Zerisky Elfianto*)
SUDAH tiga tahun penulis berdomisili di Desa Sukawangi, Puncak Dua Bogor. Selama itu pula, tidak hanya menjadi saksi perkembangan apapun yang terjadi di tengah masyarakat agraris tersebut.
Dalam tulisan ini, yang penulis maksud adalah terkait dengan hiruk-pikuk tenurial antara warga desa dengan Perhutani – sebagai pengelola hutan negara di kawasan sejuk, indah, serta penuh nuansa agraris itu. Terkait dengan hal ini, tidak hanya sebatas pemantau dan pengkabar (dengan beberapa judul publikasi di media ini), bahkan penulis pun –secara langsung atau tidak– akhirnya ikut ‘nyemplung’, terlibat dalam sebuah organisasi (paguyuban) warga bernama Forum Komunikasi Warga Sukawangi (FKWS).
Tanpa mengesampingkan profesi sebagai jurnalis yang harus netral apa adanya, namun ‘rasa’ menggiring kepedulian. Meski tidak terlalu pasrah, namun memang, suara petani itu lemah. Hal itulah yang membuat penulis –secara diam-diam– ikut melibatkan diri dan bahkan ikut membidani lahirnya paguyuban FKWS.
Di wilayah yang nyaris 100% warganya petani (kecil) itu, ada kelembagaan seperti kelompk tani atau Gapoktan di wilayah ini, namun tampaknya ‘tumpul’, atau mungkin (seperti dikatakan sejumlah warga) malah lupa jati diri dan tidak memihak aspirasi anggotanya.
Menjerit Pada ‘Angin’
Kasus tenurial, dimana ribuan warga meng-klaim bahwa tanah tempat tinggal mereka adalah hak yang sudah diwarisi leluhur sejak puluhan tahun silam. Sementara pihak ‘sebelah’ meng-klaim bahwa perkampungan itu merupakan kawasan hutan.
Perdebatan yang begitu sengit sejak tiga tahun terakhir itu bagaikan tak berujung. Setiap kali pertemuan, baik dengan pemerintah daerah maupun pihak terkait di Kementerian Lingkungan Hidup dan Kehutanan (KLHK), paguyuban pun merasa ada angin segar dan optimis. Namun kebahagiaan itu hanya sesaat. Seiring perjalanan waktu, hingga kini ‘angin segar’ yang ditiupkan itu hanya bak ‘lipstik’. Statusquo.
Penulis menilai, rakyat (ribuan petani Sukawangi) melalui FKWS, bagai berteriak pada angin. Pihak birokrat, baik Pemkab Bogor maupun KLHK (BPKH Yogyakarta), hingga sebentar lagi rejim berganti belum mampu menuntaskan, atau menjawab harapan warga Sukawangi, dengan berbagai alasan.
Tanah untuk Rakyat
Ketimpangan dalam kepemilikan lahan sudah teramat mencolok dan berlangsung sangat lama.
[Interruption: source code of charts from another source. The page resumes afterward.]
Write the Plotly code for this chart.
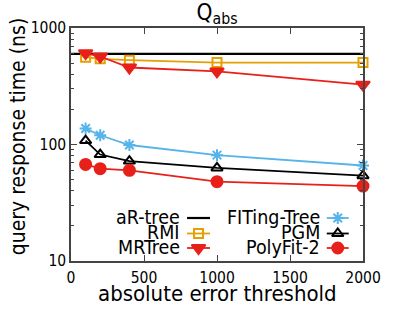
import plotly.graph_objects as go

x_vals = [100, 200, 400, 1000, 2000]
ar_tree = [600, 600, 600, 600, 600]
rmi = [562, 544, 529, 505, 505]
mrtree = [608, 569, 458, 424, 326]
fiting = [137, 120, 99, 81, 66]
pgm = [108, 82, 72, 63, 54]
polyfit = [67.5, 62, 60, 48, 44]

x_ticks = [0, 500, 1000, 1500, 2000]
y_ticks = [10, 100, 1000]

FONT = "DejaVu Sans Condensed, DejaVu Sans, sans-serif"
ORANGE = "#E69F00"
RED = "#E8201A"
BLUE = "#56B4E9"
BLACK = "#000000"

series = [
    dict(name="aR-tree", x=[0, 2000], y=[ar_tree[0], ar_tree[-1]], color=BLACK, symbol=None, size=0, width=2.2),
    dict(name="RMI", x=x_vals, y=rmi, color=ORANGE, symbol="square-open", size=9, width=1.8),
    dict(name="MRTree", x=x_vals, y=mrtree, color=RED, symbol="triangle-down", size=12, width=1.8),
    dict(name="FITing-Tree", x=x_vals, y=fiting, color=BLUE, symbol="asterisk-open", size=10, width=1.8),
    dict(name="PGM", x=x_vals, y=pgm, color=BLACK, symbol="triangle-up-open", size=10, width=1.8),
    dict(name="PolyFit-2", x=x_vals, y=polyfit, color=RED, symbol="circle", size=11, width=1.8),
]

fig = go.Figure()
for s in series:
    mode = "lines" if s["symbol"] is None else "lines+markers"
    marker = dict(symbol=s["symbol"], size=s["size"], color=s["color"],
                  line=dict(color=s["color"], width=2)) if s["symbol"] else None
    fig.add_trace(go.Scatter(x=s["x"], y=s["y"], mode=mode, name=s["name"],
                             line=dict(color=s["color"], width=s["width"]),
                             marker=marker, showlegend=False, cliponaxis=False))

# custom legend on overlay axes (pixel-like coordinates)
L, R, T, B = 70.7, 363.3, 28, 261
cols = [(181, 187, 210), (321, 327, 349)]
rows = [218, 233.5, 248]
for i, s in enumerate(series):
    c = cols[i // 3]
    ry = rows[i % 3]
    fig.add_trace(go.Scatter(x=[c[1], c[2]], y=[ry, ry], xaxis="x2", yaxis="y2",
                             mode="lines", line=dict(color=s["color"], width=s["width"]),
                             showlegend=False, hoverinfo="skip"))
    if s["symbol"]:
        fig.add_trace(go.Scatter(x=[(c[1] + c[2]) / 2], y=[ry], xaxis="x2", yaxis="y2",
                                 mode="markers",
                                 marker=dict(symbol=s["symbol"], size=s["size"], color=s["color"],
                                             line=dict(color=s["color"], width=2)),
                                 showlegend=False, hoverinfo="skip"))
    fig.add_annotation(x=c[0], y=ry - 1, xref="x2", yref="y2", text=s["name"], showarrow=False,
                       xanchor="right", yanchor="middle", borderpad=0,
                       font=dict(family=FONT, size=19.5, color="black"))

# axis titles as annotations for exact placement
fig.add_annotation(x=0.5, y=0, xref="paper", yref="paper", yanchor="middle", xanchor="center",
                   yshift=-32.5, borderpad=0, text="absolute error threshold", showarrow=False,
                   font=dict(family=FONT, size=22, color="black"))
fig.add_annotation(x=0, y=(B - 136) / (B - T), xref="paper", yref="paper", yanchor="middle",
                   xanchor="center", xshift=18 - L, textangle=-90, borderpad=0,
                   text="query response time (ns)", showarrow=False,
                   font=dict(family=FONT, size=21, color="black"))

axis_line = "#444444"
fig.update_layout(
    width=415, height=312,
    margin=dict(l=L, r=415 - R, t=T, b=312 - B),
    paper_bgcolor="white", plot_bgcolor="white",
    font=dict(family=FONT, color="black"),
    title=dict(text="Q<sub>abs</sub>", x=0.523, xanchor="center", y=0.962, yanchor="middle",
               font=dict(family=FONT, size=22.5, color="black")),
    xaxis=dict(range=[0, 2000], tickvals=x_ticks, ticktext=[str(v) for v in x_ticks],
               ticks="inside", ticklen=6, tickcolor=axis_line, showgrid=False, zeroline=False,
               showline=True, linecolor=axis_line, linewidth=1.5, mirror="ticks",
               automargin=False, ticklabelstandoff=2,
               tickfont=dict(family=FONT, size=15.5, color="black")),
    yaxis=dict(type="log", range=[1, 3], tickvals=y_ticks, ticktext=[str(v) for v in y_ticks],
               ticks="inside", ticklen=6, tickcolor=axis_line, showgrid=False, zeroline=False,
               showline=True, linecolor=axis_line, linewidth=1.5, mirror="ticks",
               automargin=False,
               minor=dict(ticks="inside", ticklen=3, tickcolor=axis_line,
                          tickvals=[2, 3, 4, 5, 6, 7, 8, 9, 20, 30, 40, 50, 60, 70, 80, 90, 200, 300, 400, 500, 600, 700, 800, 900]),
               tickfont=dict(family=FONT, size=15.5, color="black")),
    xaxis2=dict(domain=[0, 1], range=[L, R], overlaying="x", visible=False, fixedrange=True),
    yaxis2=dict(domain=[0, 1], range=[B, T], overlaying="y", visible=False, fixedrange=True),
)

fig.write_html("out.html", config={"displayModeBar": False},
               post_script="document.body.style.margin='0';document.body.style.overflow='hidden';")
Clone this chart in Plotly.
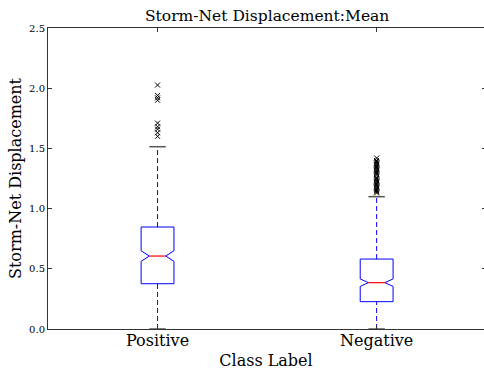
import plotly.graph_objects as go

# Summary statistics per class (notched box plot)
classes = ["Positive", "Negative"]
positions = [0, 1]
q1 = [0.376, 0.227]
median = [0.606, 0.385]
q3 = [0.847, 0.581]
lower_whisker = [0.0, 0.0]
upper_whisker = [1.514, 1.099]
notch_half = [0.044, 0.031]

# Points beyond the upper whisker
pos_outliers = [2.026, 1.94, 1.92, 1.90, 1.71, 1.68, 1.66, 1.63, 1.60]
neg_outliers = [1.42, 1.40, 1.39, 1.38, 1.37, 1.36, 1.35, 1.34, 1.33, 1.32,
                1.31, 1.30, 1.29, 1.28, 1.26, 1.25, 1.24, 1.23, 1.22, 1.21,
                1.20, 1.19, 1.18, 1.17, 1.16, 1.15, 1.14, 1.13]

y_ticks = [0.0, 0.5, 1.0, 1.5, 2.0, 2.5]

BOX_W = 0.15      # full box width in x-data units
NOTCH_W = 0.5     # waist of the notch relative to the box width
FONT = "DejaVu Serif"

fig = go.Figure()

for i, p in enumerate(positions):
    hw = BOX_W / 2
    nw = hw * NOTCH_W
    lo, hi = median[i] - notch_half[i], median[i] + notch_half[i]
    # notched box outline
    bx = [p - hw, p - hw, p - nw, p - hw, p - hw, p + hw, p + hw, p + nw, p + hw, p + hw, p - hw]
    by = [q1[i], lo, median[i], hi, q3[i], q3[i], hi, median[i], lo, q1[i], q1[i]]
    fig.add_trace(go.Scatter(
        x=bx, y=by, mode="lines", line=dict(color="blue", width=1),
        showlegend=False, hoverinfo="skip"))
    # dashed whiskers
    fig.add_trace(go.Scatter(
        x=[p, p], y=[q3[i], upper_whisker[i]], mode="lines",
        line=dict(color="blue", width=1, dash="5px,3px"), showlegend=False))
    fig.add_trace(go.Scatter(
        x=[p, p], y=[lower_whisker[i], q1[i]], mode="lines",
        line=dict(color="blue", width=1, dash="5px,3px"), showlegend=False))
    # whisker caps
    half_cap = BOX_W / 4
    for v in (upper_whisker[i], lower_whisker[i]):
        fig.add_trace(go.Scatter(
            x=[p - half_cap, p + half_cap], y=[v, v], mode="lines",
            line=dict(color="#555555", width=1.5), showlegend=False))
    # red median across the notch waist
    fig.add_trace(go.Scatter(
        x=[p - nw, p + nw], y=[median[i], median[i]], mode="lines",
        line=dict(color="red", width=1.2), showlegend=False))

# Outliers
for p, pts in zip(positions, [pos_outliers, neg_outliers]):
    fig.add_trace(go.Scatter(
        x=[p] * len(pts), y=pts, mode="markers",
        marker=dict(symbol="x-thin", size=5, line=dict(color="black", width=1)),
        showlegend=False))

# Right-hand tick marks
fig.add_trace(go.Scatter(x=[None], y=[None], yaxis="y2", showlegend=False))

fig.update_layout(
    width=484, height=371,
    margin=dict(l=48, r=0, t=28, b=42),
    paper_bgcolor="white", plot_bgcolor="white",
    font=dict(family=FONT, color="black"),
    xaxis=dict(
        range=[-0.5, 1.49], tickvals=positions, ticktext=classes,
        showgrid=False, zeroline=False, showline=True, linecolor="#333333",
        linewidth=1, mirror="ticks", ticks="inside", ticklen=4,
        tickcolor="#333333", tickfont=dict(size=16, family=FONT),
        ticklabelstandoff=-3,
        title=dict(text="Class Label", font=dict(size=16, family=FONT), standoff=5),
    ),
    yaxis=dict(
        range=[0, 2.5], tickvals=y_ticks, tickformat=".1f",
        showgrid=False, zeroline=False, showline=True, linecolor="#333333",
        linewidth=1, ticks="inside", ticklen=4, tickcolor="#333333",
        tickfont=dict(size=10, family=FONT),
        title=dict(text="Storm-Net Displacement", font=dict(size=16, family=FONT), standoff=3),
    ),
    yaxis2=dict(
        range=[0, 2.5], tickvals=y_ticks, overlaying="y", side="right",
        showticklabels=False, showgrid=False, zeroline=False, showline=False,
        ticks="inside", ticklen=2, tickcolor="#333333",
    ),
    annotations=[dict(
        text="Storm-Net Displacement:Mean", xref="x", yref="paper",
        x=0.5, y=1, yanchor="bottom", showarrow=False, yshift=1,
        font=dict(size=15.5, family=FONT, color="black"),
    )],
)

fig.write_html("out.html")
Itu tidak bisa lagi dibiarkan. Langkah langkah koreksi kebijakan secara tepat, cepat, dan menyeluruh harus dijalankan.
Pilihan yang dapat diambil ialah mengimplementasikan program reformasi agraria. Dengan program ini, susunan pemilikan, penguasaan, dan penggunaan sumber-sumber agraria, terutama tanah, ditata kembali demi kepentingan rakyat kecil. Tak jauh dari pusat pemerintahan Republik ini, hal demikian juga menjadi asa ribuan petani, warga Desa Sukawangi Puncak Dua Bogor.
Beberapa waktu ke depan, kita berada dalam tahun politik. Isu seperti ini tampaknya cukup ‘gurih’ menjadi konsumsi politik. Seperti adagium para kapitalis; tidak ada makan siang yang gratis.., maka rakyat yang sedang berharap pun bisa terlena ditiup angin surga.
Menurut penulis, warga Sukawangi yang sedang memperjuangkan tapal batas dengan Perhutani itu butuh uluran tangan, dukungan murni para pihak, seperti halnya AMAN (Aliansi Masyarakat Adat Nusantara), WALHI (Wahana Lingkungan Hidup), atau KPA (Konsorsium Pembaruan Agraria). Ini agaknya lebih kompeten.
*) Pemimpin Redaksi Green Indonesia (GI).